Written task:
In the records below, reproduce exactly the lines from the one containing "Generate a web" through the one containing "var AX = '#333333';", both included, and omit the pictures.

§

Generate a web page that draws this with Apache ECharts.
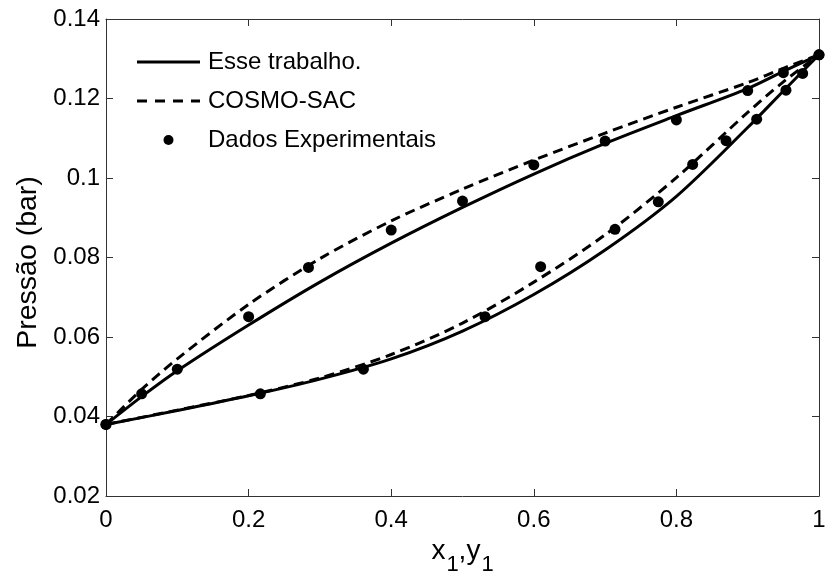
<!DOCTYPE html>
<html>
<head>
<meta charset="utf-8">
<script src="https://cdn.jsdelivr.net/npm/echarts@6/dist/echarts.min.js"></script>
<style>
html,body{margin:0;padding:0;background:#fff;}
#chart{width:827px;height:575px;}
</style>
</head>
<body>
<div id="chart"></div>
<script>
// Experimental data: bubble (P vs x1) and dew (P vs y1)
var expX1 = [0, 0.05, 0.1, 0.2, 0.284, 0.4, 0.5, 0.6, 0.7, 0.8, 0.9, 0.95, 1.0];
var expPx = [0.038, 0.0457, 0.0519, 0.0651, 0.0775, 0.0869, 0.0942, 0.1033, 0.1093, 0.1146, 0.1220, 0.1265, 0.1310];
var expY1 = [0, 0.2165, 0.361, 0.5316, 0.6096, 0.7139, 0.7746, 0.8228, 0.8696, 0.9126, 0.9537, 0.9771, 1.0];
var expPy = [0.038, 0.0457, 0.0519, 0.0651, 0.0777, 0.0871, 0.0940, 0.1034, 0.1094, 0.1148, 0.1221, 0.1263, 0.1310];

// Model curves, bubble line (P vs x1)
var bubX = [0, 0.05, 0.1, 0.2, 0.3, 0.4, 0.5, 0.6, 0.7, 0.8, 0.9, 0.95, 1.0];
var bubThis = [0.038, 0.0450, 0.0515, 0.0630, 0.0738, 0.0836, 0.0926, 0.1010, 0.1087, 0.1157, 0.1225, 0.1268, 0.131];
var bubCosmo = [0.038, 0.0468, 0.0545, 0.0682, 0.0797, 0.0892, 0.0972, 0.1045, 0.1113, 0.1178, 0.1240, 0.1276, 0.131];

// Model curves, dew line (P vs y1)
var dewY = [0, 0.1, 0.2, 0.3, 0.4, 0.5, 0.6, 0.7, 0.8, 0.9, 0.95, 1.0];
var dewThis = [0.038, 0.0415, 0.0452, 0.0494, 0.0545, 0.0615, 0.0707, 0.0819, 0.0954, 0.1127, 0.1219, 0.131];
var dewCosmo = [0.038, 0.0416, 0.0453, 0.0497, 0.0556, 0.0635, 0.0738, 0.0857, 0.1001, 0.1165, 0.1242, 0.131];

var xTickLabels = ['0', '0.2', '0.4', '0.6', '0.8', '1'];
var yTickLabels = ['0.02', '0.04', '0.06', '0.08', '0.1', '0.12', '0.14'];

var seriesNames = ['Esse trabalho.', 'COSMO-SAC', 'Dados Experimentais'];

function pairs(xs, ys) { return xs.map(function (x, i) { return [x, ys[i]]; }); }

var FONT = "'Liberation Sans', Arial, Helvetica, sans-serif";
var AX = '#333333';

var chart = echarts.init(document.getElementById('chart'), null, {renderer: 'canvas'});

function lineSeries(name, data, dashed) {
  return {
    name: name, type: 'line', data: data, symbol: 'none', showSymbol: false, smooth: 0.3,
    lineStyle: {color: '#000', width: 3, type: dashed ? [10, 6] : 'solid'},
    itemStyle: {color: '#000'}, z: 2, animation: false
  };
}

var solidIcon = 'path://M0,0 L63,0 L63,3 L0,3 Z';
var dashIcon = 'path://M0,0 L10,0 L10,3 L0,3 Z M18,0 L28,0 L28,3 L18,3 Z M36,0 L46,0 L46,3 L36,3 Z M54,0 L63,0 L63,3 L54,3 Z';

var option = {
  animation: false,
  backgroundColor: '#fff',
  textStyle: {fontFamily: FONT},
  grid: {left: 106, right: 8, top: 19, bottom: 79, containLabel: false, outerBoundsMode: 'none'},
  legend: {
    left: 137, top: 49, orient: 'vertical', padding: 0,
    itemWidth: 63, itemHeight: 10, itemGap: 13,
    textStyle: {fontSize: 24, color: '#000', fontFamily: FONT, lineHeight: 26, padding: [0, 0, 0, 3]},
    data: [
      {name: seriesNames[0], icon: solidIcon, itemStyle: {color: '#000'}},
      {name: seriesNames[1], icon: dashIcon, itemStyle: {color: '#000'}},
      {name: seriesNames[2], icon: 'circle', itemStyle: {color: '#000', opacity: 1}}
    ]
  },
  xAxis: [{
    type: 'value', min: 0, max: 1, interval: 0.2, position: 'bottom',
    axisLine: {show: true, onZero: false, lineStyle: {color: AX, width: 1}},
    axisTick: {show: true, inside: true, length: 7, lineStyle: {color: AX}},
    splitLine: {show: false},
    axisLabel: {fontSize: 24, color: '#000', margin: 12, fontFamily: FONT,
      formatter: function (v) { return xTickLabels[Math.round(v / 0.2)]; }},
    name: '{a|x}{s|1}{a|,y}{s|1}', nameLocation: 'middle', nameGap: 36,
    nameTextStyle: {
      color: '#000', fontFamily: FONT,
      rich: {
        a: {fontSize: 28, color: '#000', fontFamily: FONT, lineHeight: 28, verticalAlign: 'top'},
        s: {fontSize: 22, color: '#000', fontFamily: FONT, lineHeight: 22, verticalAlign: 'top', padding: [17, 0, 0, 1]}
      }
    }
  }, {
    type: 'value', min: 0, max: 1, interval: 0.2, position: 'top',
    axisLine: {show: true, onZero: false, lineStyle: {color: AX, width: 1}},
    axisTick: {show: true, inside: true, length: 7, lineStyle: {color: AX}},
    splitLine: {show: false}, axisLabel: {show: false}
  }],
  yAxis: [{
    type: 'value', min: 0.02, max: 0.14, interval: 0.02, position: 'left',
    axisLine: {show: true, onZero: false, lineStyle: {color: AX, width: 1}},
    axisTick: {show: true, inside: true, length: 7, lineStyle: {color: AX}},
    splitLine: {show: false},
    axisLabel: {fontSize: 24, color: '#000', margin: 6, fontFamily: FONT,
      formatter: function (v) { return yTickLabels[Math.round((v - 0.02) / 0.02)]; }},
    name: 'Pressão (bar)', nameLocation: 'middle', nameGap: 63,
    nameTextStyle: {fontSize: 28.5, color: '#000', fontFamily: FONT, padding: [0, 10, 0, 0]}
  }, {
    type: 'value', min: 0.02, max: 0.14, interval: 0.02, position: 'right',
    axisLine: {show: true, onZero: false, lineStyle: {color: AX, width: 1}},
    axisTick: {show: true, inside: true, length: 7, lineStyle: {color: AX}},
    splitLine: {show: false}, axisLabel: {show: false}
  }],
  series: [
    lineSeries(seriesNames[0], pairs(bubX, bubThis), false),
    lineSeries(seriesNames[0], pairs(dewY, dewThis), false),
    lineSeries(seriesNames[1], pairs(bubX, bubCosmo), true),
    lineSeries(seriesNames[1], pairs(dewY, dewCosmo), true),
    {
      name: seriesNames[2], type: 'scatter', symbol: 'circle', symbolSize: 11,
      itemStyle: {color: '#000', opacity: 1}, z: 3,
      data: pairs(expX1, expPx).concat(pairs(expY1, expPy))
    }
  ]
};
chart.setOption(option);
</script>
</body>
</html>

§

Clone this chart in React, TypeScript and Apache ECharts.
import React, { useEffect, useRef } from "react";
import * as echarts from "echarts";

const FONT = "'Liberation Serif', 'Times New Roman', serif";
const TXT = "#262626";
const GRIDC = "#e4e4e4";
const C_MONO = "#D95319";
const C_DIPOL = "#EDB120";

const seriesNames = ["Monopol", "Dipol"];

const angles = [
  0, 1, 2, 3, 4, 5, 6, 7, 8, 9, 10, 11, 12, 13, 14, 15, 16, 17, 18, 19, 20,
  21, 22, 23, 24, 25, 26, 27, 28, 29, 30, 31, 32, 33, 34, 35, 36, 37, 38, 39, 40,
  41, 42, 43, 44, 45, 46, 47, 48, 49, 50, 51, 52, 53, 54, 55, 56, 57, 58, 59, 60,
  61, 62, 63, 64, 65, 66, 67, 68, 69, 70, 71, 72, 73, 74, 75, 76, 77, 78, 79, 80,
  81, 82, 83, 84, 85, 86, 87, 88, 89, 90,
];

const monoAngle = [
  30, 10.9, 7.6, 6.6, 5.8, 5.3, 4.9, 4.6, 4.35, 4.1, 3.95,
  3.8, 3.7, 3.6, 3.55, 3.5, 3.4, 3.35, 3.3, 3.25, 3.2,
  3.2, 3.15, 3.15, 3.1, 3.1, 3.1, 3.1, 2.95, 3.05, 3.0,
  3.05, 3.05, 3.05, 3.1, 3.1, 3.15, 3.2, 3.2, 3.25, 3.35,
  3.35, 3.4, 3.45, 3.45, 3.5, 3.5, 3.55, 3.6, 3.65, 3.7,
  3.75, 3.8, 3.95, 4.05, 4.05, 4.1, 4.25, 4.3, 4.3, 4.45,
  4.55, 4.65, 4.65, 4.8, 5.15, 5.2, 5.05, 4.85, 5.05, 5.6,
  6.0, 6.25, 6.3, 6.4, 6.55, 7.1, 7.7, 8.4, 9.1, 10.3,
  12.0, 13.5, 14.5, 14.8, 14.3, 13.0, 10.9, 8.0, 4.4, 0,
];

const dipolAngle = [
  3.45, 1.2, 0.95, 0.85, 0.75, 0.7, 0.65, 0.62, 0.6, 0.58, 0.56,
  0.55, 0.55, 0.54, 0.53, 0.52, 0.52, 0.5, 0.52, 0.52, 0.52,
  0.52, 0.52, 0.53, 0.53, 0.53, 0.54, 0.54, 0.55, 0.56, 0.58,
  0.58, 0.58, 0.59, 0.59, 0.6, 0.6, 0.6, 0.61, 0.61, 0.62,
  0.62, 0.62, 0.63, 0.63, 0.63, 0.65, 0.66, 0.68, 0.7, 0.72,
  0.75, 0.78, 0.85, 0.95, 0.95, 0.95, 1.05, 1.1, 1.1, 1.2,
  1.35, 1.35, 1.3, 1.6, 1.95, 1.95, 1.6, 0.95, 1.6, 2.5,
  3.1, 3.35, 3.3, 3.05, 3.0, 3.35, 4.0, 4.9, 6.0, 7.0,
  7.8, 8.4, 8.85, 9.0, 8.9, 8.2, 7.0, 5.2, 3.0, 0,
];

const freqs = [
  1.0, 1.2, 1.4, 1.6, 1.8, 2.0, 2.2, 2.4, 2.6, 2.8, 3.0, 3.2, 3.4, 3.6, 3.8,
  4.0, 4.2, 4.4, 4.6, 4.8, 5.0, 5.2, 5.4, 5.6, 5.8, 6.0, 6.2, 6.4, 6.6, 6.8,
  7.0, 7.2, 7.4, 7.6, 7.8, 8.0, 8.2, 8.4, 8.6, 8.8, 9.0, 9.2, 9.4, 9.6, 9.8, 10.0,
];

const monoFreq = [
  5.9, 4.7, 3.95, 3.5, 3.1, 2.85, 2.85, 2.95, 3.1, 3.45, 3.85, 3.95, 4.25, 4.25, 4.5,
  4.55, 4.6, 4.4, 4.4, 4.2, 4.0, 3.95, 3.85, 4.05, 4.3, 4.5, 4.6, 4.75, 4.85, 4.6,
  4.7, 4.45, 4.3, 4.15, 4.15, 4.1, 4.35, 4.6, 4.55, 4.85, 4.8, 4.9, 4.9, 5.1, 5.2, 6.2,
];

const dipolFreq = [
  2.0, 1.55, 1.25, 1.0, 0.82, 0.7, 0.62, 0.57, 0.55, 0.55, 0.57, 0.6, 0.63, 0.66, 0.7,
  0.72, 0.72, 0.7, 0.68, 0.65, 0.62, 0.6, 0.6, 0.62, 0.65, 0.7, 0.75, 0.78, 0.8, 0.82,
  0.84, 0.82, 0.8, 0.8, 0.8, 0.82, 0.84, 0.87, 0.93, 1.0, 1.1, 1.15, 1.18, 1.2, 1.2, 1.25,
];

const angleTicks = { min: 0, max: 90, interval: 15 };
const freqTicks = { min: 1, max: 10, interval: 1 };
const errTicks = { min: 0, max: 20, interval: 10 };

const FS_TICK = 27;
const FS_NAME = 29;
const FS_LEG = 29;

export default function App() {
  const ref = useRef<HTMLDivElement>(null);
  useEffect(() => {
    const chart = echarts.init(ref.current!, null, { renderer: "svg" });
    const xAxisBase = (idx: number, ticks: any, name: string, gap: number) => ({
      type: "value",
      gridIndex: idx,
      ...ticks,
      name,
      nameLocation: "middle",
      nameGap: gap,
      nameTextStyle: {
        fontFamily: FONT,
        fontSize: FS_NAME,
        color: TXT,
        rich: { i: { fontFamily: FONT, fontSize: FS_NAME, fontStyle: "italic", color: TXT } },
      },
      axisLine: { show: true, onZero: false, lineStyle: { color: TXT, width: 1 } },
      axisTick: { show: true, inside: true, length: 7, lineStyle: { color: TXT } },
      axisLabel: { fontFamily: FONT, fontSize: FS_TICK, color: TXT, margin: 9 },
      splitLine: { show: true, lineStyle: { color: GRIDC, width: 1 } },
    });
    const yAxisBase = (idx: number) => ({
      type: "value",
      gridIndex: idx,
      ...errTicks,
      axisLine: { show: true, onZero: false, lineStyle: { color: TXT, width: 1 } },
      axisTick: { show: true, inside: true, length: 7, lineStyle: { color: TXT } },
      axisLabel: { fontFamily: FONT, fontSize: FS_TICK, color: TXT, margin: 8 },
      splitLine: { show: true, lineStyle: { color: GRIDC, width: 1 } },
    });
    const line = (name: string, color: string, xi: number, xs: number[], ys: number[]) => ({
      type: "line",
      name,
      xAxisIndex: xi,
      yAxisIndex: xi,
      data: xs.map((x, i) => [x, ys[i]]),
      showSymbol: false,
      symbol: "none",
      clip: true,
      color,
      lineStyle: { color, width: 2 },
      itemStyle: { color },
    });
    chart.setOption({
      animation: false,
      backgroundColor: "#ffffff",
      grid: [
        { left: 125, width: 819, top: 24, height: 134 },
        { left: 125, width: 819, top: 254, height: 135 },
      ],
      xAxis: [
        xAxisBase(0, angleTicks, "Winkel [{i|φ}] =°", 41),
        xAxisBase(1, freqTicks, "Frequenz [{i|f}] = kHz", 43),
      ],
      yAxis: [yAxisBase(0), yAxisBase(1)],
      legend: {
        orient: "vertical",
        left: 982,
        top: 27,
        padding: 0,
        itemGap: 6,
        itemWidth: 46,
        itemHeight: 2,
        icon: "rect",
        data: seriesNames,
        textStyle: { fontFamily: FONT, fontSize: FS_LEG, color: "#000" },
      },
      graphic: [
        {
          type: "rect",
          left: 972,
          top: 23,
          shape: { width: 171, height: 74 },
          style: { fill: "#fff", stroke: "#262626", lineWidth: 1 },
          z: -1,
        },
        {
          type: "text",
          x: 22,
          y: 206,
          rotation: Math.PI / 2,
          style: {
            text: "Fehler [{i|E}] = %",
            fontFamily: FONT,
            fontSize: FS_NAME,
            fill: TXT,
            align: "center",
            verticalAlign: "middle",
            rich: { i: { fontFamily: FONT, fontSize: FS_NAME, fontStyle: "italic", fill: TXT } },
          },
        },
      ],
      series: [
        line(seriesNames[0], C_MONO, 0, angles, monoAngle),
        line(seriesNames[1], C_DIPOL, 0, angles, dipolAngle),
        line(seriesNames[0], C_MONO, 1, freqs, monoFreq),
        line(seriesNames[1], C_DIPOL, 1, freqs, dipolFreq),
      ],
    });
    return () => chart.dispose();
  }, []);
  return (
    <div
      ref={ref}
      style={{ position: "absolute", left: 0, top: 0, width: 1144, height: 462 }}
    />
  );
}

§

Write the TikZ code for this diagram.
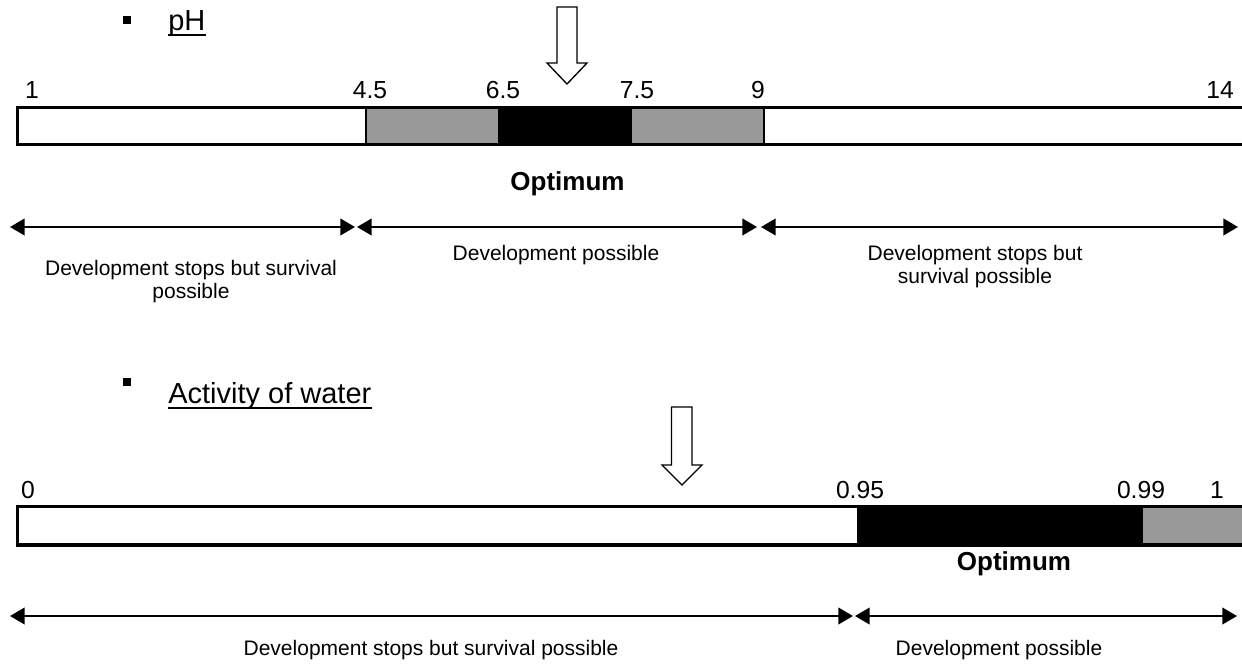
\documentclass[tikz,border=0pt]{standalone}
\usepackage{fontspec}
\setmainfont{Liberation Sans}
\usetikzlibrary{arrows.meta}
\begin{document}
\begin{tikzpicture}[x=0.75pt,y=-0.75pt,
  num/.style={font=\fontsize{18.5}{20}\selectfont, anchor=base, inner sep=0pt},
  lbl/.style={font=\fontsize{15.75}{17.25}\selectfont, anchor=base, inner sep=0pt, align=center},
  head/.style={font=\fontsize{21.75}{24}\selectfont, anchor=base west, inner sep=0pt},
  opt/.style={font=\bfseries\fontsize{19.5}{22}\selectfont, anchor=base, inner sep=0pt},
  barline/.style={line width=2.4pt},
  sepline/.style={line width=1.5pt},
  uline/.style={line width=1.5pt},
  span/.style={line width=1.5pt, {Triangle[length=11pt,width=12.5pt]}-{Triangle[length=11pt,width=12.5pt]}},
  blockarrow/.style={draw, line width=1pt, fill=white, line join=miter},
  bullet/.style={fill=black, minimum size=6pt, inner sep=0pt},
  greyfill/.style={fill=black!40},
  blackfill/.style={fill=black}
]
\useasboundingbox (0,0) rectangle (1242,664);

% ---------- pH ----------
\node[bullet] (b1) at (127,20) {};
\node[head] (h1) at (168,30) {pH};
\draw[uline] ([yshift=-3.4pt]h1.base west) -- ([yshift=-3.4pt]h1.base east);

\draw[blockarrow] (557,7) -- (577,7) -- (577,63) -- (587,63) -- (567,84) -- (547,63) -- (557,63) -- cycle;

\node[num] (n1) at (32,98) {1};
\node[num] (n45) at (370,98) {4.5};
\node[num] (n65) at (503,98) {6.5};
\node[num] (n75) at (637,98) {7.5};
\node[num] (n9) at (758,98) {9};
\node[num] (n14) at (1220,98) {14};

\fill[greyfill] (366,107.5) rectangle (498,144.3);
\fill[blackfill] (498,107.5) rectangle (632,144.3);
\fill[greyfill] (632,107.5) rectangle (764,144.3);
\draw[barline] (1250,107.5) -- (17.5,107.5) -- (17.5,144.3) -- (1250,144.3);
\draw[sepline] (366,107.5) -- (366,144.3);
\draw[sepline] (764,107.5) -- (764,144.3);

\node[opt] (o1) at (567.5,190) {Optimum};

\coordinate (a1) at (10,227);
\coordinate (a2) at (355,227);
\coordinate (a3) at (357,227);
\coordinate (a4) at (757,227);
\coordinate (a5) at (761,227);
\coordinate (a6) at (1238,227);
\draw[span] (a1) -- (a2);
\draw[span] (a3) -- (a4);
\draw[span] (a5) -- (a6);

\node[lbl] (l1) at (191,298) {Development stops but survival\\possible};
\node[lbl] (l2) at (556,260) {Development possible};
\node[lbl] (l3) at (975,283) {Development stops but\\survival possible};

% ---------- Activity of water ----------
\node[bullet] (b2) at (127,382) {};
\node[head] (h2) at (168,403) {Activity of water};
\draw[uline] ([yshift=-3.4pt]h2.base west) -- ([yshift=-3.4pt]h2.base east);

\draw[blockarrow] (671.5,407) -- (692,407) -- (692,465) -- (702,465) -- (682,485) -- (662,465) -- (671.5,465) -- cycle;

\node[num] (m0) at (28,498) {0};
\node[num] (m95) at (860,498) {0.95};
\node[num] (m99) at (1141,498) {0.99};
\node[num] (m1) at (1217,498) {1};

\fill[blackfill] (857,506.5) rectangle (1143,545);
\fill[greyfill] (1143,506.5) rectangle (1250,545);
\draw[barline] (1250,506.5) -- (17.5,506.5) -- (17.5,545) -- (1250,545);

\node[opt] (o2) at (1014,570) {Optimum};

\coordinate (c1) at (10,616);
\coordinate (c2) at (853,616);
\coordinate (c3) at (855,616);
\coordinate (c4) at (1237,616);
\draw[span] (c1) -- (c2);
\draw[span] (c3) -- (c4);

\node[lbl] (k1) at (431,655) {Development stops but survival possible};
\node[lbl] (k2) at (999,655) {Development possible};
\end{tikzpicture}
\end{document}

§

Final result:
Generate a web page that draws this with Apache ECharts.
<!DOCTYPE html>
<html>
<head>
<meta charset="utf-8">
<script src="https://cdn.jsdelivr.net/npm/echarts@6/dist/echarts.min.js"></script>
<style>
html,body{margin:0;padding:0;background:#fff;}
#chart{width:827px;height:575px;}
</style>
</head>
<body>
<div id="chart"></div>
<script>
// Experimental data: bubble (P vs x1) and dew (P vs y1)
var expX1 = [0, 0.05, 0.1, 0.2, 0.284, 0.4, 0.5, 0.6, 0.7, 0.8, 0.9, 0.95, 1.0];
var expPx = [0.038, 0.0457, 0.0519, 0.0651, 0.0775, 0.0869, 0.0942, 0.1033, 0.1093, 0.1146, 0.1220, 0.1265, 0.1310];
var expY1 = [0, 0.2165, 0.361, 0.5316, 0.6096, 0.7139, 0.7746, 0.8228, 0.8696, 0.9126, 0.9537, 0.9771, 1.0];
var expPy = [0.038, 0.0457, 0.0519, 0.0651, 0.0777, 0.0871, 0.0940, 0.1034, 0.1094, 0.1148, 0.1221, 0.1263, 0.1310];

// Model curves, bubble line (P vs x1)
var bubX = [0, 0.05, 0.1, 0.2, 0.3, 0.4, 0.5, 0.6, 0.7, 0.8, 0.9, 0.95, 1.0];
var bubThis = [0.038, 0.0450, 0.0515, 0.0630, 0.0738, 0.0836, 0.0926, 0.1010, 0.1087, 0.1157, 0.1225, 0.1268, 0.131];
var bubCosmo = [0.038, 0.0468, 0.0545, 0.0682, 0.0797, 0.0892, 0.0972, 0.1045, 0.1113, 0.1178, 0.1240, 0.1276, 0.131];

// Model curves, dew line (P vs y1)
var dewY = [0, 0.1, 0.2, 0.3, 0.4, 0.5, 0.6, 0.7, 0.8, 0.9, 0.95, 1.0];
var dewThis = [0.038, 0.0415, 0.0452, 0.0494, 0.0545, 0.0615, 0.0707, 0.0819, 0.0954, 0.1127, 0.1219, 0.131];
var dewCosmo = [0.038, 0.0416, 0.0453, 0.0497, 0.0556, 0.0635, 0.0738, 0.0857, 0.1001, 0.1165, 0.1242, 0.131];

var xTickLabels = ['0', '0.2', '0.4', '0.6', '0.8', '1'];
var yTickLabels = ['0.02', '0.04', '0.06', '0.08', '0.1', '0.12', '0.14'];

var seriesNames = ['Esse trabalho.', 'COSMO-SAC', 'Dados Experimentais'];

function pairs(xs, ys) { return xs.map(function (x, i) { return [x, ys[i]]; }); }

var FONT = "'Liberation Sans', Arial, Helvetica, sans-serif";
var AX = '#333333';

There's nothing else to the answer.